曲先です。音源を聴いて夏っぽいと思ったので、7月のリリースですし、それなら夏を感じる曲にしようと思って歌詞を書き始めました。イントロのシンセの感じが好きで、そこからのバンドインでギターが鳴って…今までと違ってキャッチーではあるけど、作曲編曲の平地孝次さんの色がすごく出ているし、なおかつ最後の大サビで転調するところが、すごくエモーショナルだと思いました。
歌詞はラブソングですね。
今回リリースするにあたって、“恋愛ソングを書いてみるのはどうでしょうか?”という提案があったので。今までは“工藤晴香はこういう人間です”とかの名刺代わりのような歌詞だったり、前に進む勇気とか強さとか、人の背中を押す応援ソングにしたかったというか、そういうメッセージ性の強い曲が多くて。でも、いろいろな曲に挑戦したい気持ちもあるし、今回は1stシングルで曲もキャッチーなものに挑戦したから、歌詞もチャレンジしてみようと思って恋愛ソングの歌詞を書きました。
初チャレンジの恋愛ソングというところで時間はかかりました?
過去最短でした!(笑) 今までは自分でテーマを見つけるところから始めなくてはいけなかったけど、今回はテーマがあったので。それに、最初から机に向かって書くのではなく、移動の時や仕事の空き時間にぼんやり“どうしようかな?”とずっと考えていて、材料がたくさん集まっていたから、いざ机に向かって書き始めた時はブワ~ッと一気に書くことができました。
7月にライヴがあるので、それに向けたファンへのメッセージも重ねているのかなと思いました。
歌詞を書くにあたって、私の経験とか私が感じたものにはしたくなかった…それこそ、“さよなら”してしまってもう会うことはないけど、私は前に向かって進んでいくという意味にとらえることもできるし、“今は会えないけど、きっとまたいつか会えるよね”という意味にもとらえることができるので、後者の意味だとファンとかライヴと重ねることができると思います。それに、私個人の歌にならないように、映画をモチーフにすることで、少し離れたところから見ているような視点にもなっています。
なぜ映画をモチーフに?
私はすごく映画が好きなので、自分の思い出や記憶が蘇る時って、映画が再生されるような感じだと思ったんです。

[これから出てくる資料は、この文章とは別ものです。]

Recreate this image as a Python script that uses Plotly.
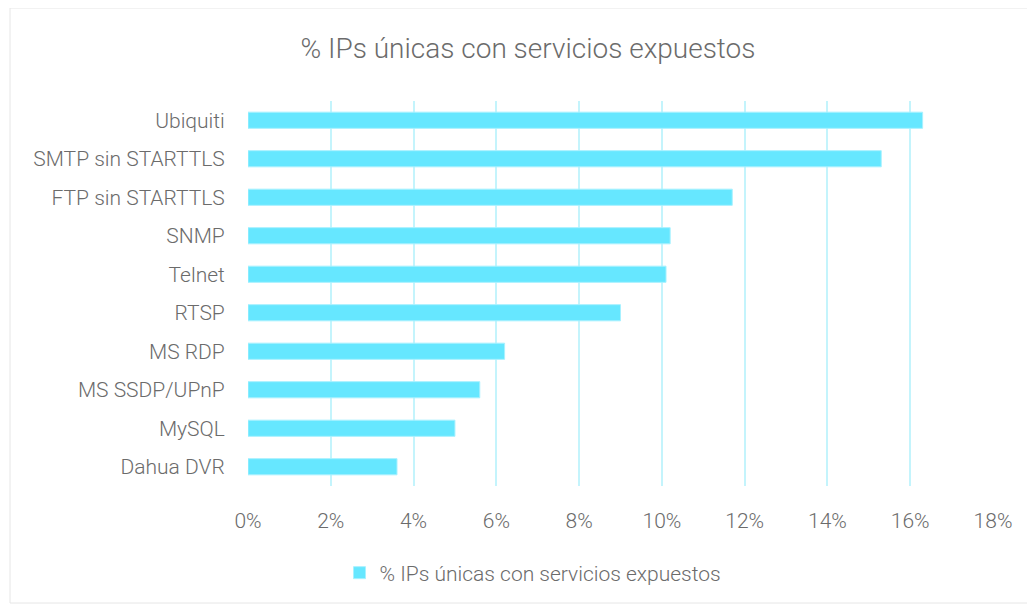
import plotly.graph_objects as go

categories = ["Ubiquiti", "SMTP sin STARTTLS", "FTP sin STARTTLS", "SNMP", "Telnet",
              "RTSP", "MS RDP", "MS SSDP/UPnP", "MySQL", "Dahua DVR"]
values = [0.163, 0.153, 0.117, 0.102, 0.101, 0.090, 0.062, 0.056, 0.050, 0.036]
series_name = "% IPs únicas con servicios expuestos"
tick_vals = [0, 0.02, 0.04, 0.06, 0.08, 0.10, 0.12, 0.14, 0.16, 0.18]

FONT = "Roboto, Lato, sans-serif"
TXT = "#6b6b6b"
W, H = 1027, 597
OFF = 8  # browser body margin

fig = go.Figure()
fig.add_trace(go.Bar(
    y=categories, x=values, orientation="h", name=series_name,
    marker=dict(color="#66e7ff", line=dict(color="#a8f1ff", width=1)),
    width=0.42, showlegend=True,
))

fig.update_layout(
    width=W, height=H,
    paper_bgcolor="white", plot_bgcolor="white",
    margin=dict(l=248 - OFF, r=1035 - 993, t=101 - OFF, b=605 - 486),
    font=dict(family=FONT, color=TXT, size=20),
    title=dict(text=series_name, x=(528 - OFF) / W, xref="container", xanchor="center",
               y=1 - (48 - OFF) / H, yref="container", yanchor="middle",
               font=dict(family=FONT, size=28, color=TXT, weight=300)),
    xaxis=dict(range=[0, 0.18], tickvals=tick_vals, tickformat=".0%",
               showgrid=True, gridcolor="#c4f4fc", gridwidth=2,
               zeroline=False, showline=False,
               ticks="outside", ticklen=16, tickcolor="rgba(0,0,0,0)",
               tickfont=dict(family=FONT, size=21, color=TXT, weight=300)),
    yaxis=dict(autorange="reversed", showgrid=False, zeroline=False, showline=False,
               ticks="outside", ticklen=18, tickcolor="rgba(0,0,0,0)",
               tickfont=dict(family=FONT, size=21, color=TXT, weight=300)),
    legend=dict(orientation="h", x=(533 - OFF) / W, xref="container", xanchor="center",
                y=1 - (573 - OFF) / H, yref="container", yanchor="middle",
                font=dict(family=FONT, size=21, color=TXT, weight=300),
                itemwidth=30),
    shapes=[dict(type="rect", xref="paper", yref="paper",
                 x0=-238 / 745, x1=1 + 40 / 745, y0=-117 / 385, y1=1 + 93 / 385,
                 line=dict(color="#e6e6e6", width=1), layer="below")],
)

fig.write_html("out.html")
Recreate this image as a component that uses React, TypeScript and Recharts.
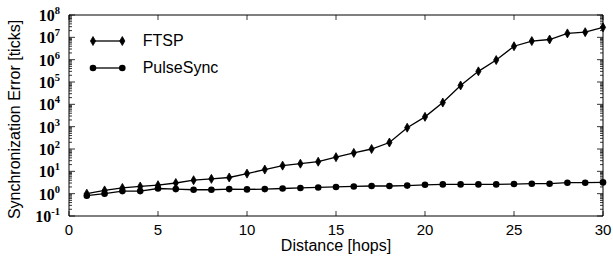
import { Legend, Line, LineChart, XAxis, YAxis } from 'recharts';

const hops = [1, 2, 3, 4, 5, 6, 7, 8, 9, 10, 11, 12, 13, 14, 15, 16, 17, 18, 19, 20, 21, 22, 23, 24, 25, 26, 27, 28, 29, 30];
const ftsp = [1.0, 1.4, 1.8, 2.1, 2.4, 3.0, 4.0, 4.6, 5.3, 7.9, 12, 18, 22, 27, 43, 67, 100, 195, 900, 2750, 12000, 70000, 300000, 960000, 4000000, 6800000, 8000000, 15000000, 17000000, 28000000];
const pulseSync = [0.81, 1.0, 1.3, 1.3, 1.7, 1.6, 1.5, 1.5, 1.6, 1.55, 1.6, 1.7, 1.8, 1.9, 2.0, 2.1, 2.2, 2.2, 2.3, 2.5, 2.6, 2.6, 2.6, 2.6, 2.7, 2.8, 2.8, 3.1, 3.1, 3.2];

const xTicks = [0, 5, 10, 15, 20, 25, 30];
const decades = [-1, 0, 1, 2, 3, 4, 5, 6, 7, 8];
const minorMult = [2, 3, 4, 5, 6, 7, 8, 9];

const yTicks: number[] = [];
decades.forEach((d) => {
  yTicks.push(Math.pow(10, d));
  if (d < 8) minorMult.forEach((m) => yTicks.push(m * Math.pow(10, d)));
});

const data = hops.map((h, i) => ({ hops: h, ftsp: ftsp[i], pulse: pulseSync[i] }));

const SANS = '"Liberation Sans", Arial, Helvetica, sans-serif';
const SERIF = '"Liberation Serif", "Times New Roman", serif';

const isDecade = (v: number) => {
  const l = Math.log10(v);
  return Math.abs(l - Math.round(l)) < 1e-6;
};

const Diamond = ({ cx, cy }: { cx: number; cy: number }) => (
  <path d={`M${cx},${cy - 4.5} L${cx + 2.6},${cy} L${cx},${cy + 4.5} L${cx - 2.6},${cy} Z`} fill="#000" stroke="#000" strokeWidth={0.8} />
);

const renderDiamond = (props: any) => <Diamond key={`d-${props.index}`} cx={props.cx} cy={props.cy} />;
const renderCircle = (props: any) => <circle key={`c-${props.index}`} cx={props.cx} cy={props.cy} r={3.3} fill="#000" />;

const LeftTick = (props: any) => {
  const { x, y, payload } = props;
  const v = payload.value;
  const major = isDecade(v);
  const exp = Math.round(Math.log10(v));
  return (
    <g>
      <line x1={x} y1={y} x2={x + (major ? 6 : 3)} y2={y} stroke="#000" strokeWidth={0.8} />
      {major && (
        <text x={x - 9} y={y + 6} textAnchor="end" fontFamily={SERIF} fontWeight="bold" fill="#000">
          <tspan fontSize={16}>10</tspan>
          <tspan fontSize={10.5} dy={-7}>{exp}</tspan>
        </text>
      )}
    </g>
  );
};

const RightTick = (props: any) => {
  const { x, y, payload } = props;
  const major = isDecade(payload.value);
  return <line x1={x} y1={y} x2={x - (major ? 6 : 3)} y2={y} stroke="#000" strokeWidth={0.8} />;
};

const BottomTick = (props: any) => {
  const { x, y, payload } = props;
  return (
    <g>
      <line x1={x} y1={y} x2={x} y2={y - 5} stroke="#000" strokeWidth={0.8} />
      <text x={x} y={y + 19} textAnchor="middle" fontFamily={SANS} fontSize={15} fill="#000">
        {payload.value}
      </text>
    </g>
  );
};

const TopTick = (props: any) => {
  const { x, y } = props;
  return <line x1={x} y1={y} x2={x} y2={y + 5} stroke="#000" strokeWidth={0.8} />;
};

const renderYLabel = (props: any) => {
  const vb = props.viewBox;
  const cy = vb.y + vb.height / 2 + 4;
  return (
    <text x={14} y={cy} transform={`rotate(-90, 14, ${cy})`} textAnchor="middle" dominantBaseline="central" fontFamily={SANS} fontSize={16} fill="#000">
      Synchronization Error [ticks]
    </text>
  );
};

const renderXLabel = (props: any) => {
  const vb = props.viewBox;
  return (
    <text x={vb.x + vb.width / 2} y={251} textAnchor="middle" fontFamily={SANS} fontSize={16} fill="#000">
      Distance [hops]
    </text>
  );
};

const legendItems = [
  { name: 'FTSP', marker: 'diamond' },
  { name: 'PulseSync', marker: 'circle' },
];

const renderLegend = () => (
  <div style={{ fontFamily: SANS, fontSize: 16, color: '#000' }}>
    {legendItems.map((it) => (
      <div key={it.name} style={{ display: 'flex', alignItems: 'center', height: 27 }}>
        <svg width={38} height={12} style={{ display: 'block' }}>
          <line x1={4} y1={6} x2={33.3} y2={6} stroke="#000" strokeWidth={1.3} />
          {it.marker === 'diamond' ? (
            <>
              <Diamond cx={4} cy={6} />
              <Diamond cx={33.3} cy={6} />
            </>
          ) : (
            <>
              <circle cx={4} cy={6} r={3.3} fill="#000" />
              <circle cx={33.3} cy={6} r={3.3} fill="#000" />
            </>
          )}
        </svg>
        <span style={{ marginLeft: 16 }}>{it.name}</span>
      </div>
    ))}
  </div>
);

export default function App() {
  return (
    <div style={{ position: 'absolute', left: 0, top: 0, background: '#fff' }}>
      <style>{'body{margin:0;background:#fff}'}</style>
      <LineChart width={613} height={256} data={data} margin={{ top: 14, right: 0, bottom: 0, left: 0 }}>
        <XAxis
          xAxisId="b"
          dataKey="hops"
          type="number"
          domain={[0, 30]}
          ticks={xTicks}
          orientation="bottom"
          height={40}
          tickSize={0}
          tickMargin={0}
          tickLine={false}
          axisLine={{ stroke: '#000', strokeWidth: 1 }}
          tick={<BottomTick />}
          label={renderXLabel}
          interval={0}
        />
        <XAxis
          xAxisId="t"
          dataKey="hops"
          type="number"
          domain={[0, 30]}
          ticks={xTicks}
          orientation="top"
          height={1}
          tickSize={0}
          tickMargin={0}
          tickLine={false}
          axisLine={{ stroke: '#000', strokeWidth: 1 }}
          tick={<TopTick />}
          interval={0}
        />
        <YAxis
          yAxisId="l"
          scale="log"
          type="number"
          domain={[0.1, 1e8]}
          allowDataOverflow
          ticks={yTicks}
          width={69}
          tickSize={0}
          tickMargin={0}
          tickLine={false}
          axisLine={{ stroke: '#000', strokeWidth: 1 }}
          tick={<LeftTick />}
          label={renderYLabel}
          interval={0}
        />
        <YAxis
          yAxisId="r"
          orientation="right"
          scale="log"
          type="number"
          domain={[0.1, 1e8]}
          allowDataOverflow
          ticks={yTicks}
          width={10}
          tickSize={0}
          tickMargin={0}
          tickLine={false}
          axisLine={{ stroke: '#000', strokeWidth: 1 }}
          tick={<RightTick />}
          interval={0}
        />
        <Legend layout="vertical" align="center" verticalAlign="middle" content={renderLegend} wrapperStyle={{ position: 'absolute', top: 27.5, left: 88.7, width: 'auto', height: 'auto', margin: 0 }} />
        <Line xAxisId="t" yAxisId="r" dataKey="pulse" stroke="none" dot={false} activeDot={false} legendType="none" isAnimationActive={false} />
        <Line xAxisId="b" yAxisId="l" dataKey="ftsp" name="FTSP" stroke="#000" strokeWidth={1.3} dot={renderDiamond} activeDot={false} isAnimationActive={false} />
        <Line xAxisId="b" yAxisId="l" dataKey="pulse" name="PulseSync" stroke="#000" strokeWidth={1.3} dot={renderCircle} activeDot={false} isAnimationActive={false} />
      </LineChart>
    </div>
  );
}
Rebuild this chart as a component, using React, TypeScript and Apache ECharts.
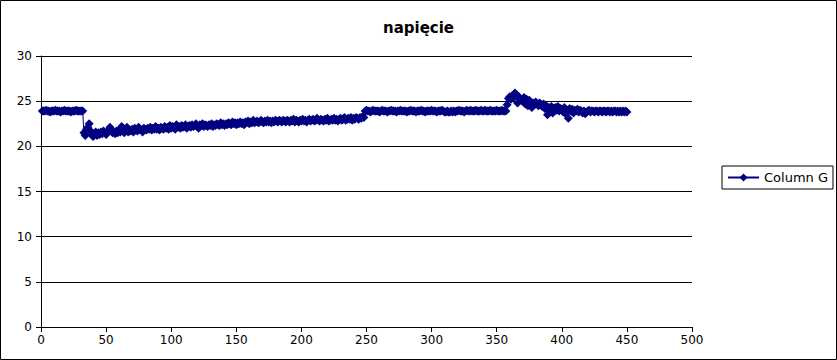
import React, { useEffect, useRef } from "react";
import * as echarts from "echarts";

const seriesName = "Column G";
const titleText = "napięcie";

// x = 1..32
const seg1: number[] = [
  23.9, 23.9, 23.9, 24.0, 23.9, 23.9, 23.8, 23.9, 23.9, 23.9,
  24.0, 23.9, 23.9, 23.9, 23.8, 23.9, 23.9, 24.0, 23.9, 23.9,
  23.9, 23.9, 23.8, 23.9, 23.9, 23.9, 24.0, 23.9, 23.9, 23.9,
  23.9, 23.9,
];
// x = 33..248
const seg2: number[] = [
  21.5, 21.2, 21.9, 22.1, 22.5, 21.7, 21.3, 21.1, 21.4, 21.6, 21.2, 21.5,
  21.3, 21.6, 21.4, 21.7, 21.5, 21.3, 21.6, 21.8, 22.1, 21.7, 21.5, 21.6,
  21.4, 21.7, 21.5, 21.8, 21.6, 22.2, 21.7, 21.5, 21.9, 22.1, 21.6, 21.8,
  21.7, 21.9, 21.6, 22.0, 21.8, 21.7, 22.1, 21.9, 21.8, 21.6, 22.0, 21.9,
  21.8, 22.0, 21.9, 22.1, 21.8, 22.0, 21.9, 22.2, 21.9, 22.0, 21.8, 22.1,
  22.0, 21.9, 22.2, 22.0, 22.1, 21.9, 22.3, 22.0, 22.2, 22.1, 21.9, 22.4,
  22.1, 22.2, 22.0, 22.3, 22.1, 22.2, 22.4, 22.0, 22.2, 22.3, 22.1, 22.4,
  22.2, 22.3, 22.5, 22.2, 22.0, 22.4, 22.3, 22.5, 22.2, 22.4, 22.3, 22.2,
  22.4, 22.3, 22.5, 22.2, 22.4, 22.3, 22.5, 22.4, 22.3, 22.6, 22.4, 22.5,
  22.3, 22.5, 22.4, 22.6, 22.5, 22.4, 22.7, 22.5, 22.6, 22.4, 22.6, 22.5,
  22.7, 22.5, 22.6, 22.4, 22.7, 22.6, 22.8, 22.5, 22.7, 22.6, 22.9, 22.6,
  22.7, 22.8, 22.6, 22.7, 22.9, 22.7, 22.6, 22.8, 22.7, 22.9, 22.7, 22.8,
  22.6, 22.8, 22.7, 22.9, 22.8, 22.7, 22.9, 22.8, 22.7, 22.9, 22.8, 22.7,
  22.9, 22.8, 22.7, 22.9, 22.8, 23.0, 22.7, 22.9, 22.8, 22.7, 22.9, 22.8,
  23.0, 22.8, 22.9, 22.7, 22.9, 23.0, 22.8, 22.9, 23.0, 22.8, 22.9, 23.1,
  22.9, 22.8, 23.0, 22.9, 22.8, 23.0, 22.9, 23.1, 22.8, 22.9, 23.0, 22.9,
  23.1, 22.9, 23.0, 22.8, 23.0, 23.1, 22.9, 23.0, 23.2, 22.9, 23.0, 23.1,
  23.0, 23.2, 22.9, 23.1, 23.0, 23.2, 23.1, 23.0, 23.2, 23.1, 23.3, 23.2,
];
// x = 249..357
const seg3: number[] = [
  23.9, 24.0, 23.9, 23.9, 23.8, 23.9, 24.0, 23.9, 23.9, 23.9,
  23.9, 23.8, 23.9, 24.0, 23.9, 23.9, 23.9, 23.8, 23.9, 23.9,
  24.0, 23.9, 23.9, 23.9, 23.8, 23.9, 23.9, 24.0, 23.9, 23.9,
  23.9, 23.9, 23.8, 23.9, 23.9, 24.0, 23.9, 23.9, 23.9, 23.8,
  23.9, 23.9, 23.9, 24.0, 23.9, 23.9, 23.8, 23.9, 23.9, 23.9,
  23.9, 24.0, 23.9, 23.9, 23.9, 23.8, 23.9, 23.9, 23.9, 24.0,
  23.9, 23.8, 23.8, 23.9, 23.8, 23.8, 23.9, 23.8, 23.9, 23.8,
  23.9, 23.9, 24.0, 23.9, 23.9, 23.9, 23.8, 23.9, 24.0, 23.9,
  23.9, 24.0, 23.9, 23.9, 23.9, 24.0, 23.9, 23.9, 23.9, 24.0,
  23.9, 23.9, 24.0, 23.9, 23.9, 23.9, 24.0, 23.9, 23.9, 23.9,
  23.9, 24.0, 23.9, 23.9, 23.9, 24.0, 23.9, 23.9, 23.9,
];
// x = 358..450
const seg4: number[] = [
  24.6, 25.3, 25.5, 25.2, 25.6, 25.4, 25.9, 25.7, 24.8, 25.5,
  25.3, 25.1, 25.0, 25.4, 24.7, 25.2, 24.5, 25.1, 24.9, 24.3,
  24.8, 24.6, 24.9, 24.7, 24.5, 24.8, 24.6, 24.4, 24.7, 24.2,
  24.5, 23.5, 24.3, 24.1, 24.4, 23.7, 24.2, 24.3, 24.0, 24.4,
  23.9, 24.2, 24.1, 23.8, 24.3, 23.6, 24.0, 23.1, 24.2, 23.9,
  24.1, 23.7, 24.0, 23.9, 24.1, 23.8, 24.0, 23.9, 23.7, 23.9,
  23.6, 23.8, 23.9, 24.0, 23.8, 23.9, 23.9, 23.8, 23.9, 23.9,
  23.8, 23.9, 23.9, 23.8, 23.9, 23.9, 23.8, 23.9, 23.9, 23.8,
  23.9, 23.8, 23.9, 23.9, 23.8, 23.9, 23.8, 23.9, 23.8, 23.9,
  23.8, 23.9, 23.8,
];

const xMin = 0;
const xMax = 500;
const xStep = 50;
const yMin = 0;
const yMax = 30;
const yStep = 5;

export default function App() {
  const ref = useRef<HTMLDivElement>(null);
  useEffect(() => {
    document.body.style.margin = "0";
    if (!ref.current) return;
    const chart = echarts.init(ref.current, null, { renderer: "svg" });
    const values = [...seg1, ...seg2, ...seg3, ...seg4];
    const data = values.map((v, i) => [i + 1, v]);
    const font = "DejaVu Sans";
    chart.setOption({
      animation: false,
      backgroundColor: "#ffffff",
      textStyle: { fontFamily: font },
      title: {
        text: titleText,
        left: "center",
        top: 15,
        textStyle: { fontFamily: font, fontSize: 15, fontWeight: "bold", color: "#000" },
      },
      grid: { left: 41, right: 145, top: 56, bottom: 33, containLabel: false },
      legend: {
        orient: "vertical",
        left: 722,
        top: 166,
        padding: [5, 5, 5, 5],
        borderColor: "#000",
        borderWidth: 1,
        itemWidth: 31,
        itemHeight: 10,
        itemGap: 4,
        textStyle: { fontFamily: font, fontSize: 13, color: "#000" },
        data: [seriesName],
      },
      xAxis: {
        type: "value",
        min: xMin,
        max: xMax,
        interval: xStep,
        axisLine: { show: true, lineStyle: { color: "#000", width: 1 } },
        axisTick: { show: true, length: 5, lineStyle: { color: "#000" } },
        axisLabel: { color: "#000", fontSize: 12, fontFamily: font, margin: 7 },
        splitLine: { show: false },
      },
      yAxis: {
        type: "value",
        min: yMin,
        max: yMax,
        interval: yStep,
        axisLine: { show: true, lineStyle: { color: "#000", width: 1 } },
        axisTick: { show: true, length: 5, lineStyle: { color: "#000" } },
        axisLabel: { color: "#000", fontSize: 12, fontFamily: font, margin: 9 },
        splitLine: { show: true, lineStyle: { color: "#000", width: 1 } },
      },
      graphic: [
        {
          type: "rect",
          shape: { x: 0.5, y: 0.5, width: 836, height: 359 },
          style: { fill: "none", stroke: "#000", lineWidth: 1 },
          silent: true,
        },
      ],
      series: [
        {
          name: seriesName,
          type: "line",
          data,
          symbol: "diamond",
          symbolSize: 9,
          showAllSymbol: true,
          itemStyle: { color: "#000080" },
          lineStyle: { color: "#000080", width: 1 },
        },
      ],
    });
    return () => chart.dispose();
  }, []);
  return <div ref={ref} style={{ width: 837, height: 360 }} />;
}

なるほど。映画になぞらえて《続編は無いよ》って言ってるのもいいですね。
人生が映画だとしたら終わりが絶対にあって、続編はないじゃないですか。恋愛もひとつの恋が終わって次の恋が始まるとしたら、それはもう続編ではなく新作だと思うので。
では、レコーディングはどうでした?
ジャケットの撮影終わりで臨んだんですけど、思いのほか疲れていたみたいで、“あぁ、今日は無理だな”と思ってサビだけ別日に録ったんです。自分からそういう申し出をしたのは初めてですね。今までなら何が何でもその日のうちに終わらせたいから、そのまま突っきっていたと思うんですけど、今回は自分の中で“それは違うな”と思ったので。
明確なイメージがあって妥協したくなかった?
そうです。100パーセント元気な状態でなければ、サビが違うものになってしまうんじゃないかと。その日は頑張っても70パーセントくらいだったんです。後日100パーセントで録ったので、イメージ通り完璧なものが録れました。
とはいえ、いつもよりやわらかく歌っている印象でしたよ。
キャラクターを作り込まずに歌うことを意識した結果、そういう歌になりました。いつもは少年っぽくとか、大人の女性っぽくとか、自分の中でキャラクターを結構考えて歌っているんですけど、この曲に関しては等身大の私のまま歌おうと決めていたので。ただ、Dメロの部分でメリハリをつけることは意識しましたね。
《We talked about》は少し可愛い感じもありました。
楽器の鳴りが若干少ない部分なので、声が目立つようにちょっとだけ味をつけています。
そして、MVは映画仕立になっていて、ゾンビに追われて戦うという。
映画はSFなど宇宙ものを中心に、恋愛モノやコメディー、ヒューマンドラマなど何でも好きなのですが、ゾンビ映画も好きなので。自分ならどこに逃げるとか、どうやって戦おうとか、考えるのがすごく楽しいんです。いつかゾンビ映画に出てみたいと思っていたので、今回MVで夢が叶いました(笑)。
ガンアクションもカッコ良かったです。
舞台で拳銃を持ったことはありましたが、今回の撮影で使ったものは本格的で、すごく重かったです。ショットガンも初めて撃ったんですけど、あれって一回ごとにガシャンってやらなきゃいけない上に、リップシンクもしなきゃいけなかったので、一度にやることが多くて頭がパニックになりました(笑)。